Lo que sí ha provocado el proceso que ahora nos ocupa es la generalización del debate sobre unas prácticas que hasta hace bien poco formaban parte de las iniciativas particulares de algunos docentes. En las líneas siguientes se resumirán o recordarán una serie de cuestiones que, en la mayoría de los casos, son meras obviedades y lugares comunes, pero si algo es evidente, al menos en la Universidad española, es que lo racionalmente obvio y lo socialmente exigible está todavía bien lejos de ser práctica cotidiana. La lectura del libro de Sixto Sánchez Lorenzo, De Bestiis Universitatis (Esos tipos universitarios…), Dykinson, 2003, obligada por muchas razones, ilustra con certera ironía de qué hablamos todavía cuando hablamos de nuestra Universidad.
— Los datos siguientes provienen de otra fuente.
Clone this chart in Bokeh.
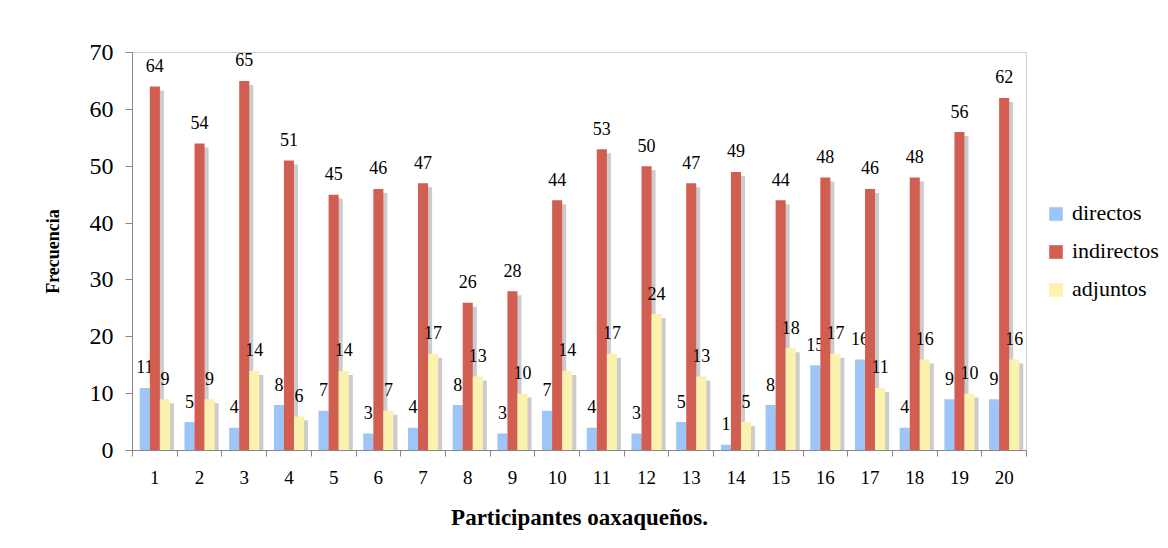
from bokeh.plotting import figure
from bokeh.layouts import row
from bokeh.models import (ColumnDataSource, Range1d, FixedTicker, Legend, LegendItem)
from bokeh.core.properties import value
from bokeh.embed import file_html
from bokeh.resources import INLINE

participants = [str(i) for i in range(1, 21)]
directos = [11, 5, 4, 8, 7, 3, 4, 8, 3, 7, 4, 3, 5, 1, 8, 15, 16, 4, 9, 9]
indirectos = [64, 54, 65, 51, 45, 46, 47, 26, 28, 44, 53, 50, 47, 49, 44, 48, 46, 48, 56, 62]
adjuntos = [9, 9, 14, 6, 14, 7, 17, 13, 10, 14, 17, 24, 13, 5, 18, 17, 11, 16, 10, 16]
series_names = ["directos", "indirectos", "adjuntos"]
y_ticks = [0, 10, 20, 30, 40, 50, 60, 70]

colors = ["#9EC5F8", "#D25E52", "#FAF2AE"]
shadow_color = "#CCCCCC"
SERIF = "Liberation Serif"

W = 0.225
offsets = [-W, 0.0, W]
sh_dx = 0.09
sh_dy = 0.7

p = figure(width=1028, height=548, output_backend="svg", toolbar_location=None,
           x_range=Range1d(0.5, 20.5), y_range=Range1d(0, 70),
           min_border_left=132, min_border_right=2, min_border_top=52,
           min_border_bottom=98)
p.background_fill_color = "white"
p.border_fill_color = "white"
p.outline_line_color = "#D0D0D0"
p.xgrid.grid_line_color = None
p.ygrid.grid_line_color = None

xs = list(range(1, len(participants) + 1))
data_series = [directos, indirectos, adjuntos]

# shadows
for vals, off in zip(data_series, offsets):
    src = ColumnDataSource(dict(x=[x + off + sh_dx for x in xs],
                                top=[max(v - sh_dy, 0) for v in vals]))
    p.vbar(x="x", top="top", bottom=0, width=W, source=src,
           fill_color=shadow_color, line_color=None)

for name, vals, off, col in zip(series_names, data_series, offsets, colors):
    src = ColumnDataSource(dict(x=[x + off for x in xs], top=vals,
                                lab=[str(v) for v in vals]))
    p.vbar(x="x", top="top", bottom=0, width=W, source=src,
           fill_color=col, line_color=None)
    p.text(x="x", y="top", text="lab", source=src, y_offset=-21,
           text_align="center", text_baseline="alphabetic",
           text_font=value(SERIF), text_font_size="18px", text_color="black")

# axes
xa = p.xaxis[0]
xa.ticker = FixedTicker(ticks=xs, minor_ticks=[x - 0.5 for x in xs] + [20.5])
xa.major_label_overrides = {x: lab for x, lab in zip(xs, participants)}
xa.major_tick_line_color = None
xa.major_tick_out = 0
xa.major_tick_in = 0
xa.minor_tick_line_color = "#888888"
xa.minor_tick_out = 6
xa.minor_tick_in = 0
xa.axis_line_color = "#888888"
xa.major_label_text_font = SERIF
xa.major_label_text_font_size = "19px"
xa.major_label_text_color = "black"
xa.major_label_standoff = 14
xa.axis_label = "Participantes oaxaqueños."
xa.axis_label_text_font = SERIF
xa.axis_label_text_font_style = "bold"
xa.axis_label_text_font_size = "23px"
xa.axis_label_text_color = "black"
xa.axis_label_standoff = 18

ya = p.yaxis[0]
ya.ticker = FixedTicker(ticks=y_ticks)
ya.minor_tick_line_color = None
ya.major_tick_line_color = "#888888"
ya.major_tick_out = 7
ya.major_tick_in = 0
ya.axis_line_color = "#888888"
ya.major_label_text_font = SERIF
ya.major_label_text_font_size = "24px"
ya.major_label_text_color = "black"
ya.major_label_standoff = 12
ya.axis_label = "Frecuencia"
ya.axis_label_text_font = SERIF
ya.axis_label_text_font_style = "bold"
ya.axis_label_text_font_size = "18px"
ya.axis_label_text_color = "black"
ya.axis_label_standoff = 24

# legend panel
q = figure(width=140, height=548, output_backend="svg", toolbar_location=None,
           x_range=Range1d(0, 1), y_range=Range1d(0, 1),
           min_border=0, min_border_left=0, min_border_right=0,
           min_border_top=0, min_border_bottom=0)
q.axis.visible = False
q.grid.visible = False
q.outline_line_color = None
q.background_fill_color = "white"
q.border_fill_color = "white"
items = []
for name, col in zip(series_names, colors):
    # zero-height placeholder outside the visible range, only for the legend swatch
    r = q.vbar(x=[5], top=[0], bottom=0, width=0.1, fill_color=col, line_color=None)
    items.append(LegendItem(label=name, renderers=[r]))

legend = Legend(items=items, location=(19, 148), orientation="vertical")
legend.label_text_font = SERIF
legend.label_text_font_size = "22px"
legend.label_text_color = "black"
legend.glyph_width = 17
legend.glyph_height = 17
legend.label_height = 17
legend.label_standoff = 8
legend.spacing = 12
legend.padding = 0
legend.margin = 0
legend.border_line_color = None
legend.background_fill_alpha = 0
q.add_layout(legend)

layout = row(p, q, spacing=0)
open("out.html", "w").write(file_html(layout, INLINE))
I. Planteamiento: ¿qué debemos cambiar?. En primer lugar, el cambio debe empezar por las actitudes y aptitudes del profesorado. La consciencia de que las cosas se podían hacer mejor no ha ido acompañada del esfuerzo adicional de poner los medios y el trabajo para corregir lo que se advertía como manifiestamente mejorable, a lo que ha contribuido el poco crédito que, en general, tiene la labor docente entre el profesorado, de lo que es buena prueba la diferencia entre las tareas investigadoras, donde no se discute la necesidad de una fase de aprendizaje, y las docentes, en las que dicho período de iniciación no se ha considerado imprescindible.
En dicha tarea, al igual que sucede con la investigación, no se trata de hacer las cosas a la manera de cada uno y al margen de los colegas, sino de consolidar un trabajo en equipo, que redundará en la mejora de la calidad de lo que hacemos, en una mayor coherencia de los resultados que conseguirán nuestros estudiantes y en una mejor organización del trabajo. Esta tarea de equipo no debe limitarse a las personas que imparten una determinada asignatura, sino que tendría que implicar al conjunto de profesores del departamento y, en la medida de lo posible, del centro.
El cambio también supone la asunción de nuevos roles que superen de una vez el del clásico “profesor-dictador”, tan detestado en la teoría como repetido en la práctica. Asimismo, y teniendo en cuenta la expansión de nuestra materia a nuevas titulaciones, es imprescindible abandonar la idea de que son “hermanas menores” de los estudios de Derecho y que basta con adelgazar la dosis de contenidos, olvidándose del perfil propio que tienen dichos estudios.
No menos necesaria es una nueva aptitud ante las posibilidades que ofrecen herramientas distintas a las habituales, no con el propósito de sustituir unas por otras ni tampoco para convertirlas en paradigma de la “enseñanza moderna”, sino porque nada que pueda ser útil para la transmisión de conocimientos y la facilitación del aprendizaje debe ser despreciado.
Un segundo ámbito necesitado de cambio es el metodológico, que debe orientarse, además de la adquisición de conocimientos, a la obtención de las destrezas adecuadas para el desempeño de las profesiones jurídicas. No basta, por tanto, con transmitir información, sino que es necesario verificar que dicha información se comprende y se utiliza de la manera adecuada. Desde luego, parece fuera de discusión que el objetivo de la enseñanza es algo muy distinto a conseguir que los estudiantes repitan con la mayor fidelidad posible lo que se les ha transmitido.
Es también obvio que no se trata de entretener al alumnado, pero el desinterés, que en los tiempos actuales se manifiesta sin pudor mientras que en el pasado se comentaba de forma más temerosa, no nos debe resultar ajeno. En buena medida, ahora y antes, es el producto de la mediocridad y apatía de algunos profesores, del carácter unidireccional del aprendizaje, del desprecio por recursos didácticos distintos a las presuntas clases magistrales y del olvido de la virtualidad práctica que nos ofrece la actualidad española y comparada.
Si comprobamos cada día que los estudiantes comprenden poco, razonan mal y se expresan peor, no podemos quedarnos en la idealización de un pasado en el que creemos que todos fuimos mejores o en la atribución de responsabilidades absolutas a los niveles inferiores del sistema educativo, que parecen eximirnos de toda culpa a pesar de que nosotros hemos mantenido un aprendizaje lineal cuando los estudiantes se informan de modo no lineal, no ponderamos su distintas procedencias y orientaciones, no integramos la realidad social en las dogmáticas y no nos preocupamos de crear un entorno adecuado para el aprendizaje ni en la asignatura ni en nuestras herramientas ni en el conjunto del sistema.